Thursday, October 1, 8865
Paul Dukas (1865-1935) - Sorcerer's Apprentice
Paul Dukas (1865-1935)
L'Apprenti Sorcier (1897)
Paul Abraham Dukas (October 1, 1865, Paris, France - May 17, 1935) was from a French-Jewish family. He studied under Théodore Dubois and Ernest Guiraud at the Conservatoire de Paris, where he became friends with the composer Claude Debussy. After completing his studies Dukas found work as a music critic and orchestrator; he was unusually gifted in orchestration and was one of the most sensitive and insightful critics of the era.
Although Dukas wrote a fair amount of music, he was a perfectionist and destroyed many of his pieces out of dissatisfaction with them. Only a few of his compositions remain. His first surviving work of note is the energetic Symphony in C (1896), which belongs to the tradition of Beethoven and César Franck. Like Franck's only symphony, Dukas's is in three movements rather than the conventional four: Allegro non troppo, ma con fuoco; Andante espressive e fuoco; Allegro spiritoso.
The symphony was followed by another orchestral work, L'apprenti sorcier (The Sorcerer's Apprentice) (1897), which is based on Goethe's poem Der Zauberlehrling.
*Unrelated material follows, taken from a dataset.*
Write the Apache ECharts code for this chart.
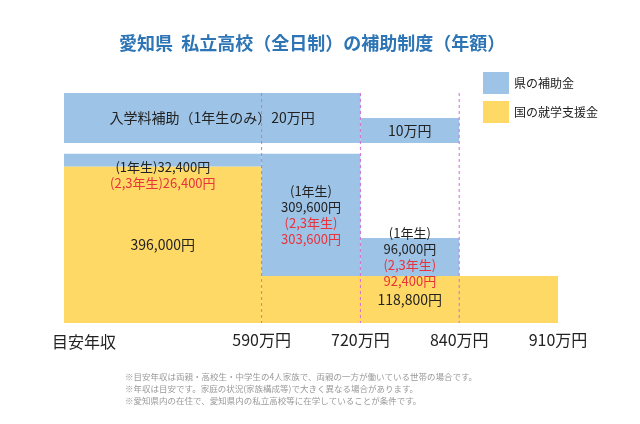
<!DOCTYPE html>
<html>
<head>
<meta charset="utf-8">
<script src="https://cdn.jsdelivr.net/npm/echarts@6/dist/echarts.min.js"></script>
<style>
  html, body { margin: 0; padding: 0; background: #fff; }
  #main { width: 640px; height: 424px; }
</style>
</head>
<body>
<div id="main"></div>
<script>
// 目安年収の区切り（万円）
var incomeTicks = [590, 720, 840, 910];
// 区分ごとの金額（円）
var kuniShien = [396000, 118800, 118800, 118800];   // 国の就学支援金
var kenHojo1 = [32400, 309600, 96000, 0];           // 県の補助金（1年生）
var kenHojo23 = [26400, 303600, 92400, 0];          // 県の補助金（2,3年生）
var nyugakuHojo = [200000, 200000, 100000, 0];      // 入学料補助（1年生のみ）

var notes = [
  '※目安年収は両親・高校生・中学生の4人家族で、両親の一方が働いている世帯の場合です。',
  '※年収は目安です。家庭の状況(家族構成等)で大きく異なる場合があります。',
  '※愛知県内の在住で、愛知県内の私立高校等に在学していることが条件です。'
];

var BLUE = '#9dc3e6';
var YELLOW = '#ffd966';
var RED = '#e8323c';
var FONT = '"Noto Sans CJK JP", sans-serif';

// 年収は目安の区分なので順序軸にする（最初の区分は2目盛り分の幅）
var xCats = ['', ' '].concat(incomeTicks.map(String));
var edges = [0].concat(incomeTicks.map(function (v) { return xCats.indexOf(String(v)); }));

function yen(v) {
  return String(v).replace(/\B(?=(\d{3})+(?!\d))/g, ',') + '円';
}

// 同じ金額が続く区分はひとつの帯にまとめる
function runs(values) {
  var res = [];
  for (var i = 0; i < values.length; i++) {
    if (!values[i]) continue;
    var last = res[res.length - 1];
    if (last && last.to === i && last.value === values[i]) {
      last.to = i + 1;
    } else {
      res.push({from: i, to: i + 1, value: values[i]});
    }
  }
  return res;
}

var kuniRuns = runs(kuniShien);
var kuniData = kuniRuns.map(function (r) {
  return [edges[r.from], edges[r.to], 0, r.value];
});
var kuniLabels = kuniRuns.map(function (r) { return yen(r.value); });

var kenData = [];
var kenLabels = [];
for (var i = 0; i < kenHojo1.length; i++) {
  if (!kenHojo1[i]) continue;
  kenData.push([edges[i], edges[i + 1], kuniShien[i], kuniShien[i] + kenHojo1[i]]);
  kenLabels.push(i === 0
    ? '{a|(1年生)' + yen(kenHojo1[i]) + '}\n{b|(2,3年生)' + yen(kenHojo23[i]) + '}'
    : '{a|(1年生)}\n{a|' + yen(kenHojo1[i]) + '}\n{b|(2,3年生)}\n{b|' + yen(kenHojo23[i]) + '}');
}

var nyugakuRuns = runs(nyugakuHojo);
var nyugakuData = nyugakuRuns.map(function (r) {
  return [edges[r.from], edges[r.to], 0, r.value];
});
var nyugakuLabels = nyugakuRuns.map(function (r, k) {
  return (k === 0 ? '入学料補助（1年生のみ）' : '') + (r.value / 10000) + '万円';
});

function rectRenderer(labels, textStyle, position) {
  return function (params, api) {
    var p0 = api.coord([api.value(0), api.value(3)]);
    var p1 = api.coord([api.value(1), api.value(2)]);
    return {
      type: 'rect',
      shape: {x: p0[0], y: p0[1], width: p1[0] - p0[0], height: p1[1] - p0[1]},
      style: {fill: api.visual('color')},
      textContent: {
        style: Object.assign({text: labels[params.dataIndex], fontFamily: FONT}, textStyle)
      },
      textConfig: {position: typeof position === 'function' ? position(params.dataIndex) : position}
    };
  };
}

var myChart = echarts.init(document.getElementById('main'));

var gridPos = {left: 64, right: 82};

function hiddenX(idx) {
  return {type: 'category', gridIndex: idx, data: xCats, boundaryGap: false, show: false};
}

myChart.setOption({
  animation: false,
  title: [
    {
      text: '愛知県  私立高校（全日制）の補助制度（年額）',
      left: 114, top: 29,
      textStyle: {color: '#2e75b6', fontSize: 18, fontWeight: 'bold', fontFamily: FONT}
    },
    {
      text: '目安年収',
      left: 47, top: 329,
      textStyle: {color: '#222', fontSize: 16, fontWeight: 'normal', fontFamily: FONT}
    },
    {
      text: notes.join('\n'),
      left: 120, top: 366,
      textStyle: {color: '#999', fontSize: 8.5, lineHeight: 12, fontWeight: 'normal', fontFamily: FONT}
    }
  ],
  legend: {
    data: ['県の補助金', '国の就学支援金'],
    orient: 'vertical',
    left: 478, top: 67,
    icon: 'rect',
    itemWidth: 26, itemHeight: 22, itemGap: 7,
    textStyle: {fontSize: 12, color: '#222', fontFamily: FONT}
  },
  grid: [
    Object.assign({top: 153, bottom: 101}, gridPos),
    Object.assign({top: 93, height: 50}, gridPos),
    Object.assign({top: 93, bottom: 101}, gridPos)
  ],
  xAxis: [
    {
      type: 'category', gridIndex: 0, data: xCats, boundaryGap: false,
      axisLine: {show: false}, axisTick: {show: false}, splitLine: {show: false},
      axisLabel: {
        interval: 0,
        formatter: function (v) { return v.trim() ? v + '万円' : ''; },
        fontSize: 16, color: '#222', margin: 9, fontFamily: FONT
      }
    },
    hiddenX(1),
    hiddenX(2)
  ],
  yAxis: [
    {type: 'value', gridIndex: 0, min: 0, max: 430000, show: false},
    {type: 'value', gridIndex: 1, min: 0, max: 200000, show: false},
    {type: 'value', gridIndex: 2, min: 0, max: 1, show: false}
  ],
  series: [
    {
      name: '国の就学支援金',
      type: 'custom',
      xAxisIndex: 0, yAxisIndex: 0,
      itemStyle: {color: YELLOW},
      encode: {x: [0, 1], y: [2, 3]},
      renderItem: rectRenderer(kuniLabels, {fill: '#222', fontSize: 14}, 'inside'),
      data: kuniData
    },
    {
      name: '県の補助金',
      type: 'custom',
      xAxisIndex: 0, yAxisIndex: 0,
      itemStyle: {color: BLUE},
      encode: {x: [0, 1], y: [2, 3]},
      renderItem: rectRenderer(kenLabels, {
        lineHeight: 16,
        rich: {
          a: {fill: '#222', fontSize: 13, lineHeight: 16, fontFamily: FONT},
          b: {fill: RED, fontSize: 13, lineHeight: 16, fontFamily: FONT}
        }
      }, function (idx) { return idx === 0 ? 'insideTop' : 'inside'; }),
      data: kenData
    },
    {
      name: '県の補助金',
      type: 'custom',
      xAxisIndex: 1, yAxisIndex: 1,
      itemStyle: {color: BLUE},
      encode: {x: [0, 1], y: [2, 3]},
      renderItem: rectRenderer(nyugakuLabels, {fill: '#222', fontSize: 14}, 'inside'),
      data: nyugakuData
    },
    {
      name: '区切り',
      type: 'custom',
      xAxisIndex: 2, yAxisIndex: 2,
      z: 5,
      silent: true,
      encode: {x: 0},
      renderItem: function (params, api) {
        var top = api.coord([api.value(0), 1]);
        var bottom = api.coord([api.value(0), 0]);
        return {
          type: 'line',
          shape: {x1: top[0], y1: top[1], x2: bottom[0], y2: bottom[1]},
          style: {stroke: '#d66ad6', lineWidth: 1, lineDash: [3, 3]}
        };
      },
      data: edges.slice(1, edges.length - 1).map(function (v) { return [v]; })
    }
  ]
});
</script>
</body>
</html>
The work was used in the Walt Disney film Fantasia. Dukas's rhythmic mastery and vivid orchestration are evident in both works.
The opera Ariane et Barbe-Bleue (Ariadne and Bluebeard), on which he worked from 1899 to 1907, has often been compared to Debussy's Pelléas et Mélisande, partly because of musical similarities and partly because both operas are based on libretti by Maurice Maeterlinck. The sumptuous oriental ballet La Péri (1912) was Dukas's last major work.
In the last decades of his life, Dukas became well known as a teacher of composition, with many famous students including Joaquín Rodrigo, Manuel Ponce, Maurice Duruflé, Olivier Messiaen, Jehan Alain, Carlos Chávez, and David Van Vactor. After Dukas died, he joined the scores of other famous people buried in the Père Lachaise cemetery in Paris.